What is water damage restoration?
Water damage restoration is the process of returning a property to its pre-damage condition after water has entered where it shouldn't. It's not just cleanup — it's a structured, multi-stage process that starts the moment a tech arrives on-site and ends when the property is fully rebuilt and dry.
The work involves four distinct phases. First, water extraction — removing standing water using truck-mounted pumps and submersible units. Second, structural drying — running industrial dehumidifiers and air movers for days until moisture levels in walls, floors, and framing reach the standards set by the IICRC (the certifying body for the restoration industry). Third, controlled demolition — carefully removing materials that can't be saved (water-damaged drywall, swollen flooring, contaminated insulation). Fourth, reconstruction — rebuilding what was removed.

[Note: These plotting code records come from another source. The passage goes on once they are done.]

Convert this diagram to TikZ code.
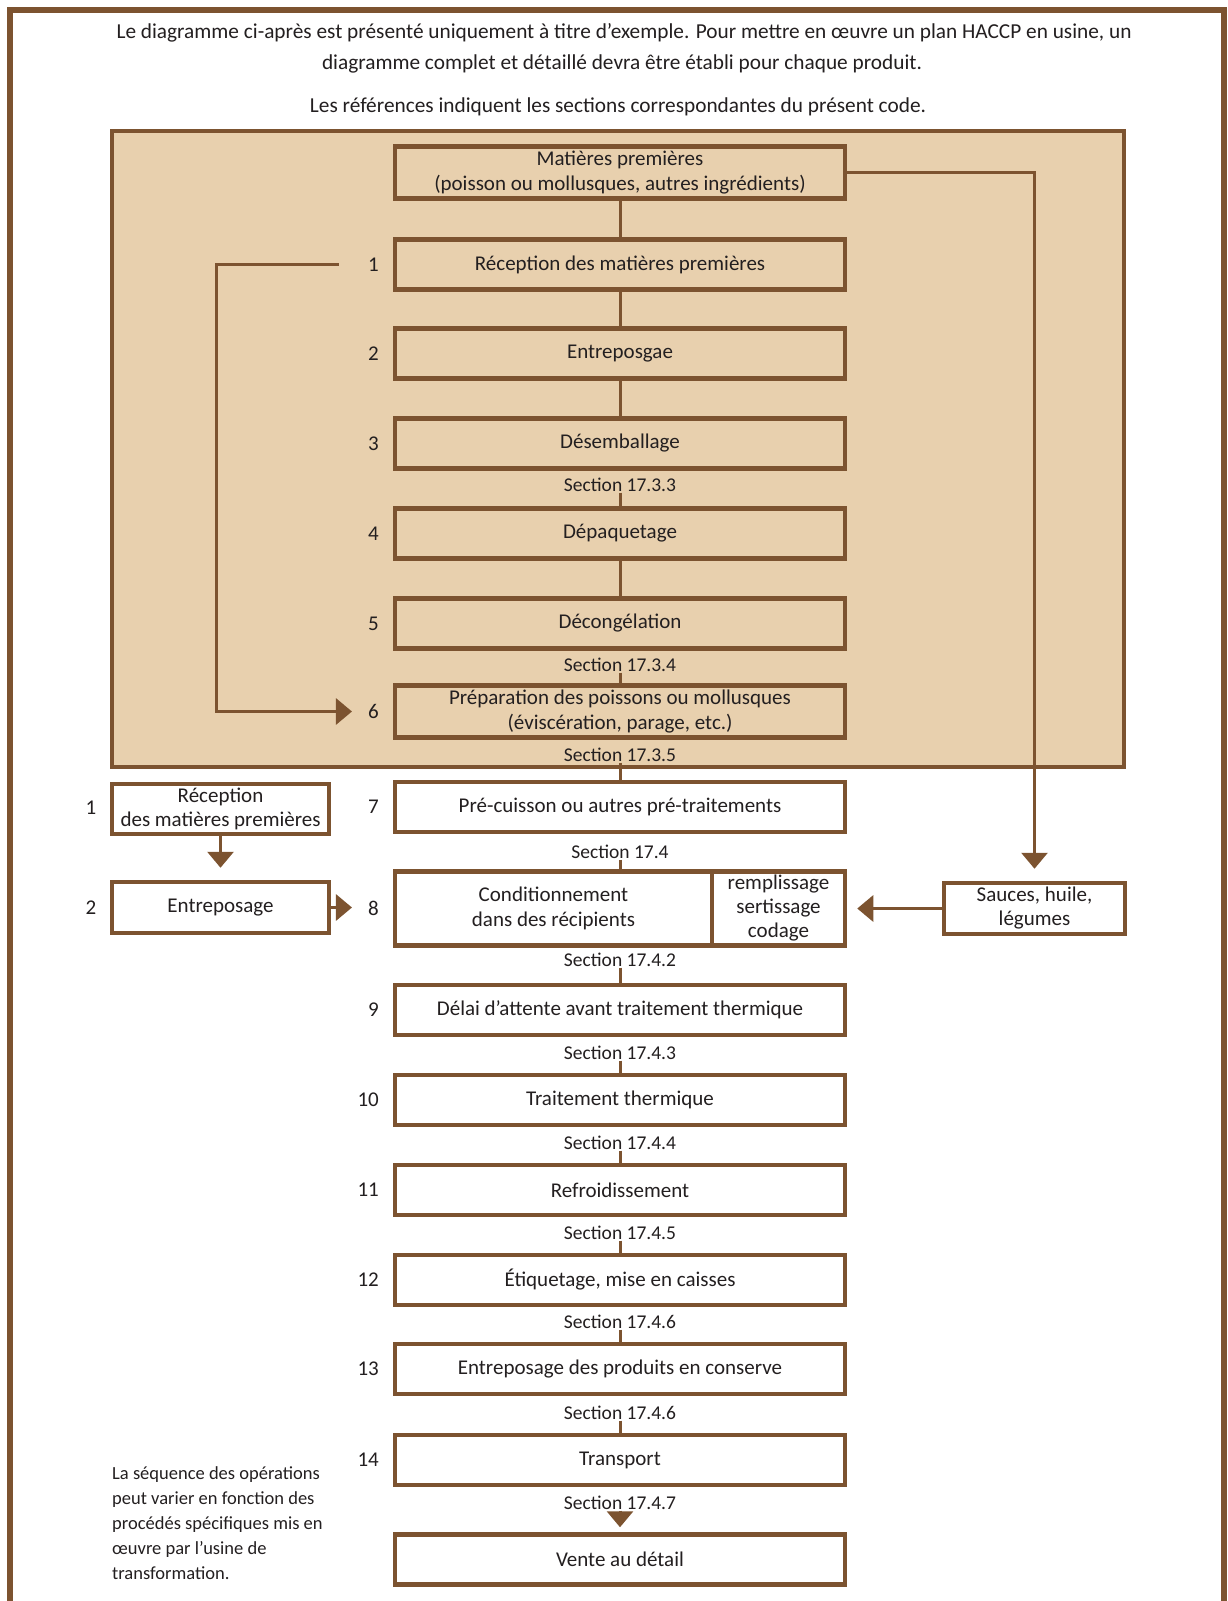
\documentclass[tikz,border=0pt]{standalone}
\usepackage{fontspec}
\setmainfont{Carlito}
\usetikzlibrary{arrows.meta}
\definecolor{brn}{RGB}{124,83,48}
\definecolor{tanbg}{RGB}{232,208,174}
\definecolor{ink}{RGB}{35,31,32}
\begin{document}
\begin{tikzpicture}[x=1pt,y=-1pt,
  every node/.style={text=ink},
  box/.style={draw=brn, line width=4.5pt, fill=white, minimum width=450pt, minimum height=50pt, inner sep=0pt, align=center, font=\fontsize{21}{25.5}\selectfont},
  tanbox/.style={box, fill=tanbg},
  num/.style={anchor=east, inner sep=2pt, font=\fontsize{21}{24}\selectfont},
  sec/.style={inner sep=0.5pt, font=\fontsize{19.5}{22}\selectfont},
  ttl/.style={anchor=base, inner sep=0pt, font=\fontsize{21.3}{24}\selectfont},
  conn/.style={draw=brn, line width=3pt},
  arr/.style={conn, -{Triangle[length=16pt,width=26pt]}},
]
\useasboundingbox (0,0) rectangle (1228,1601);
\fill[white] (0,0) rectangle (1228,1601);
% outer frame
\draw[brn, line width=6pt] (10,1610) -- (10,10) -- (1224,10) -- (1224,1610);
% title
\node[ttl] (t1) at (624,38) {Le diagramme ci-après est présenté uniquement à titre d’exemple. Pour mettre en œuvre un plan HACCP en usine, un};
\node[ttl] (t2) at (622,69) {diagramme complet et détaillé devra être établi pour chaque produit.};
\node[ttl] (t3) at (618,112) {Les références indiquent les sections correspondantes du présent code.};
% tan region
\draw[brn, line width=4pt, fill=tanbg] (112,131) rectangle (1124,767);

% main column
\node[tanbox, minimum height=52pt] (mat) at (620,172.5) {Matières premières\\(poisson ou mollusques, autres ingrédients)};
\node[tanbox] (b1) at (620,264.5) {Réception des matières premières};
\node[tanbox] (b2) at (620,353.5) {Entreposgae};
\node[tanbox] (b3) at (620,443.5) {Désemballage};
\node[sec] (s3) at (620,485) {Section 17.3.3};
\node[tanbox] (b4) at (620,533.5) {Dépaquetage};
\node[tanbox] (b5) at (620,623.5) {Décongélation};
\node[sec] (s5) at (620,665) {Section 17.3.4};
\node[tanbox, minimum height=52pt] (b6) at (620,711.5) {Préparation des poissons ou mollusques\\(éviscération, parage, etc.)};
\node[sec] (s6) at (620,755) {Section 17.3.5};
\node[box] (b7) at (620,807) {Pré-cuisson ou autres pré-traitements};
\node[sec] (s7) at (620,852) {Section 17.4};
\node[box, minimum width=317pt, minimum height=74pt] (b8) at (553.5,908.5) {Conditionnement\\dans des récipients};
\node[box, minimum width=133pt, minimum height=74pt, font=\fontsize{21}{24}\selectfont] (b8r) at (778.5,908.5) {remplissage\\sertissage\\codage};
\node[sec] (s8) at (620,960) {Section 17.4.2};
\node[box] (b9) at (620,1010) {Délai d’attente avant traitement thermique};
\node[sec] (s9) at (620,1053) {Section 17.4.3};
\node[box] (b10) at (620,1100) {Traitement thermique};
\node[sec] (s10) at (620,1143) {Section 17.4.4};
\node[box] (b11) at (620,1190) {Refroidissement};
\node[sec] (s11) at (620,1233) {Section 17.4.5};
\node[box] (b12) at (620,1280) {Étiquetage, mise en caisses};
\node[sec] (s12) at (620,1322) {Section 17.4.6};
\node[box] (b13) at (620,1369) {Entreposage des produits en conserve};
\node[sec] (s13) at (620,1413) {Section 17.4.6};
\node[box] (b14) at (620,1460) {Transport};
\node[sec] (s14) at (620,1503) {Section 17.4.7};
\node[box] (b15) at (620,1559.5) {Vente au détail};

% numbers
\node[num] (n1) at (381,264.5) {1};
\node[num] (n2) at (381,353.5) {2};
\node[num] (n3) at (381,443.5) {3};
\node[num] (n4) at (381,533.5) {4};
\node[num] (n5) at (381,623.5) {5};
\node[num] (n6) at (381,711.5) {6};
\node[num] (n7) at (381,807) {7};
\node[num] (n8) at (381,908.5) {8};
\node[num] (n9) at (381,1010) {9};
\node[num] (n10) at (381,1100) {10};
\node[num] (n11) at (381,1190) {11};
\node[num] (n12) at (381,1280) {12};
\node[num] (n13) at (381,1369) {13};
\node[num] (n14) at (381,1460) {14};

% side boxes
\node[box, minimum width=217pt, minimum height=50pt, font=\fontsize{21}{24}\selectfont] (rec) at (220.5,809) {Réception\\des matières premières};
\node[box, minimum width=217pt, minimum height=51pt] (ent) at (220.5,907.5) {Entreposage};
\node[num, anchor=center] (m1) at (91,808) {1};
\node[num, anchor=center] (m2) at (91,907.5) {2};
\node[box, minimum width=181pt, minimum height=51pt, font=\fontsize{21}{24}\selectfont] (sauce) at (1034.5,908.5) {Sauces, huile,\\légumes};

% note
\node[anchor=north west, inner sep=0pt, align=left, font=\fontsize{18.5}{25}\selectfont] (note) at (112,1466) {La séquence des opérations\\peut varier en fonction des\\procédés spécifiques mis en\\œuvre par l’usine de\\transformation.};

% connectors
\draw[conn] (mat.south) -- (b1.north);
\draw[conn] (b1.south) -- (b2.north);
\draw[conn] (b2.south) -- (b3.north);
\draw[conn] (s3.south) -- (b4.north);
\draw[conn] (b4.south) -- (b5.north);
\draw[conn] (s5.south) -- (b6.north);
\draw[conn] (s6.south) -- (b7.north);
\draw[conn] (s7.south) -- (b7.south |- b8.north);
\draw[conn] (s8.south) -- (b9.north);
\draw[conn] (s9.south) -- (b10.north);
\draw[conn] (s10.south) -- (b11.north);
\draw[conn] (s11.south) -- (b12.north);
\draw[conn] (s12.south) -- (b13.north);
\draw[conn] (s13.south) -- (b14.north);
\draw[arr] (s14.south) -- ([yshift=5pt]b15.north);

% feedback 1 -> 6
\coordinate (fb) at (216,0);
\coordinate (fbs) at ([xshift=-27pt]n1.west);
\coordinate (fbe) at ([xshift=-14pt]n6.west);
\draw[arr] (fbs) -- (fbs -| fb) -- (fbe -| fb) -- (fbe);
% raw materials -> sauces
\draw[arr] (mat.east) -| ([yshift=12pt]sauce.north);
\draw[arr] (sauce.west) -- ([xshift=10pt]b8r.east);
% side chain
\draw[arr] (rec.south) -- ([yshift=12pt]ent.north);
\coordinate (ene) at ([xshift=-14pt]n8.west);
\draw[arr] (ent.east) -- (ent.east -| ene);
\end{tikzpicture}
\end{document}
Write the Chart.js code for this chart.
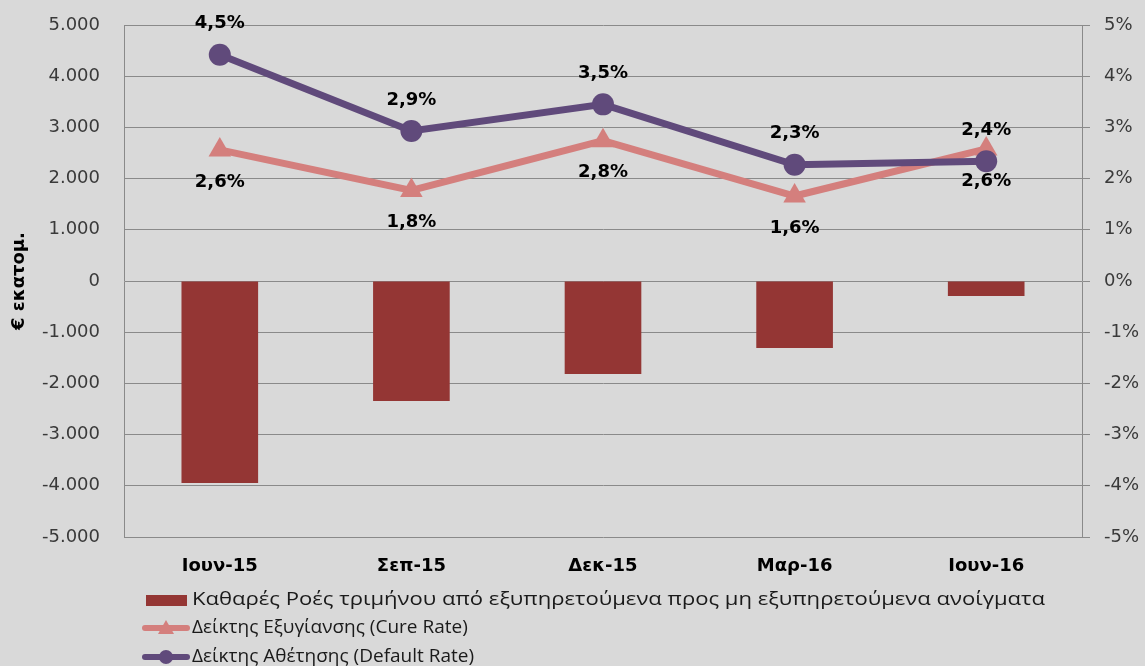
<!DOCTYPE html>
<html>
<head>
<meta charset="utf-8">
<script src="https://cdn.jsdelivr.net/npm/chart.js@4"></script>
<style>
  html, body { margin: 0; padding: 0; background: #d9d9d9; }
  #wrap { width: 1145px; height: 666px; position: relative; }
</style>
</head>
<body>
<div id="wrap"><canvas id="flowChart"></canvas></div>
<script>
// ---- data ----
const quarters = ['Ιουν-15', 'Σεπ-15', 'Δεκ-15', 'Μαρ-16', 'Ιουν-16'];
const netFlows = [-3945, -2345, -1815, -1310, -295];          // € εκατομ.
const cureRate = [2.56, 1.77, 2.74, 1.66, 2.58];               // %
const defaultRate = [4.42, 2.93, 3.45, 2.27, 2.34];            // %
const cureLabels = ['2,6%', '1,8%', '2,8%', '1,6%', '2,6%'];
const defaultLabels = ['4,5%', '2,9%', '3,5%', '2,3%', '2,4%'];

const flowName = 'Καθαρές Ροές τριμήνου από εξυπηρετούμενα προς μη εξυπηρετούμενα ανοίγματα';
const cureName = 'Δείκτης Εξυγίανσης (Cure Rate)';
const defaultName = 'Δείκτης Αθέτησης (Default Rate)';

const BAR_COLOR = '#943634';
const CURE_COLOR = '#d47f7d';
const DEF_COLOR = '#604a7b';
const GRID = '#8a8a8a';
const TICK_COLOR = '#3a3a3a';

function thousands(v) {
  const s = String(Math.abs(v)).replace(/\B(?=(\d{3})+(?!\d))/g, '.');
  return (v < 0 ? '-' : '') + s;
}

// value labels next to the line points
const valueLabelPlugin = {
  id: 'valueLabels',
  afterDatasetsDraw(chart) {
    const ctx = chart.ctx;
    ctx.save();
    ctx.font = 'bold 18px "DejaVu Sans"';
    ctx.fillStyle = '#000';
    ctx.textAlign = 'center';
    ctx.textBaseline = 'middle';
    chart.data.datasets.forEach((ds, i) => {
      if (!ds.valueLabels) return;
      const meta = chart.getDatasetMeta(i);
      meta.data.forEach((pt, j) => {
        ctx.fillText(ds.valueLabels[j], pt.x, pt.y + ds.labelDy);
      });
    });
    ctx.restore();
  }
};

// one legend entry per row, like the original
const stackedLegendPlugin = {
  id: 'stackedLegend',
  afterDraw(chart) {
    const ctx = chart.ctx;
    const rowY = [chart.height - 66, chart.height - 38, chart.height - 9];
    ctx.save();
    ctx.font = '19px "Open Sans"';
    ctx.textBaseline = 'middle';
    chart.data.datasets.forEach((ds, i) => {
      const y = rowY[i];
      if (ds.type === 'bar') {
        ctx.fillStyle = ds.backgroundColor;
        ctx.fillRect(146, y - 5, 41, 11);
      } else {
        ctx.strokeStyle = ds.borderColor;
        ctx.lineWidth = 6;
        ctx.lineCap = 'round';
        ctx.beginPath();
        ctx.moveTo(145, y);
        ctx.lineTo(187, y);
        ctx.stroke();
        ctx.fillStyle = ds.borderColor;
        ctx.beginPath();
        if (ds.pointStyle === 'triangle') {
          ctx.moveTo(166, y - 8);
          ctx.lineTo(174, y + 6);
          ctx.lineTo(158, y + 6);
          ctx.closePath();
        } else {
          ctx.arc(166, y, 7, 0, Math.PI * 2);
        }
        ctx.fill();
      }
      // the long first entry is spread wider in the original
      const stretch = ds.type === 'bar' ? 853 / ctx.measureText(ds.label).width : 1;
      ctx.save();
      ctx.translate(192, y);
      ctx.scale(stretch, 1);
      ctx.fillStyle = '#1a1a1a';
      ctx.fillText(ds.label, 0, 0);
      ctx.restore();
    });
    ctx.restore();
  }
};

function noOverflow(s) {
  s.paddingTop = 0;
  s.paddingBottom = 0;
}

new Chart(document.getElementById('flowChart'), {
  data: {
    labels: quarters,
    datasets: [
      {
        type: 'bar', label: flowName, data: netFlows, yAxisID: 'y',
        backgroundColor: BAR_COLOR, barPercentage: 0.4, categoryPercentage: 1, order: 3
      },
      {
        type: 'line', label: cureName, data: cureRate, yAxisID: 'y1',
        borderColor: CURE_COLOR, backgroundColor: CURE_COLOR, borderWidth: 7,
        pointStyle: 'triangle', pointRadius: 13, pointBorderWidth: 0,
        valueLabels: cureLabels, labelDy: 32, order: 2
      },
      {
        type: 'line', label: defaultName, data: defaultRate, yAxisID: 'y1',
        borderColor: DEF_COLOR, backgroundColor: DEF_COLOR, borderWidth: 7,
        pointStyle: 'circle', pointRadius: 11, pointBorderWidth: 0,
        valueLabels: defaultLabels, labelDy: -31, order: 1
      }
    ]
  },
  options: {
    responsive: true, maintainAspectRatio: false, animation: false,
    layout: { padding: { left: 0, right: 0, top: 25, bottom: 79 } },
    plugins: { legend: { display: false }, tooltip: { enabled: false } },
    scales: {
      x: {
        grid: { display: false }, border: { display: false },
        ticks: { color: '#000', font: { family: 'DejaVu Sans', size: 18, weight: 'bold' }, padding: 11 },
        afterFit(s) { s.height = 50; }
      },
      y: {
        position: 'left', min: -5000, max: 5000,
        ticks: { stepSize: 1000, color: TICK_COLOR, font: { family: 'DejaVu Sans', size: 18 }, padding: 24,
                 callback: v => thousands(v) },
        grid: { color: GRID, drawTicks: false },
        border: { color: GRID },
        title: { display: true, text: '€ εκατομ.', color: '#000',
                 font: { family: 'DejaVu Sans', size: 18, weight: 'bold' }, padding: { top: 9, bottom: 0 } },
        afterFit(s) { s.width = 124; noOverflow(s); }
      },
      y1: {
        position: 'right', min: -5, max: 5,
        ticks: { stepSize: 1, color: TICK_COLOR, font: { family: 'DejaVu Sans', size: 18 }, padding: 14,
                 callback: v => v + '%' },
        grid: { drawOnChartArea: false, color: GRID, tickLength: 8 },
        border: { color: GRID },
        afterFit(s) { s.width = 63; noOverflow(s); }
      }
    }
  },
  plugins: [valueLabelPlugin, stackedLegendPlugin]
});
</script>
</body>
</html>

Most restoration companies handle the first three phases and stop. They hand off the reconstruction to a separate general contractor, leaving the homeowner to coordinate two companies through a stressful recovery. TIK handles all four phases under one roof. That difference sounds operational, but it's the difference between three weeks of recovery and seven weeks of recovery.
Water damage gets worse with every hour. Wood absorbs water and warps. Drywall wicks moisture upward. Carpet padding holds water against subflooring. Mold spores activate within 24-48 hours of moisture exposure. The faster water damage restoration begins, the less damage spreads. That's why response time matters more than almost any other factor in restoration.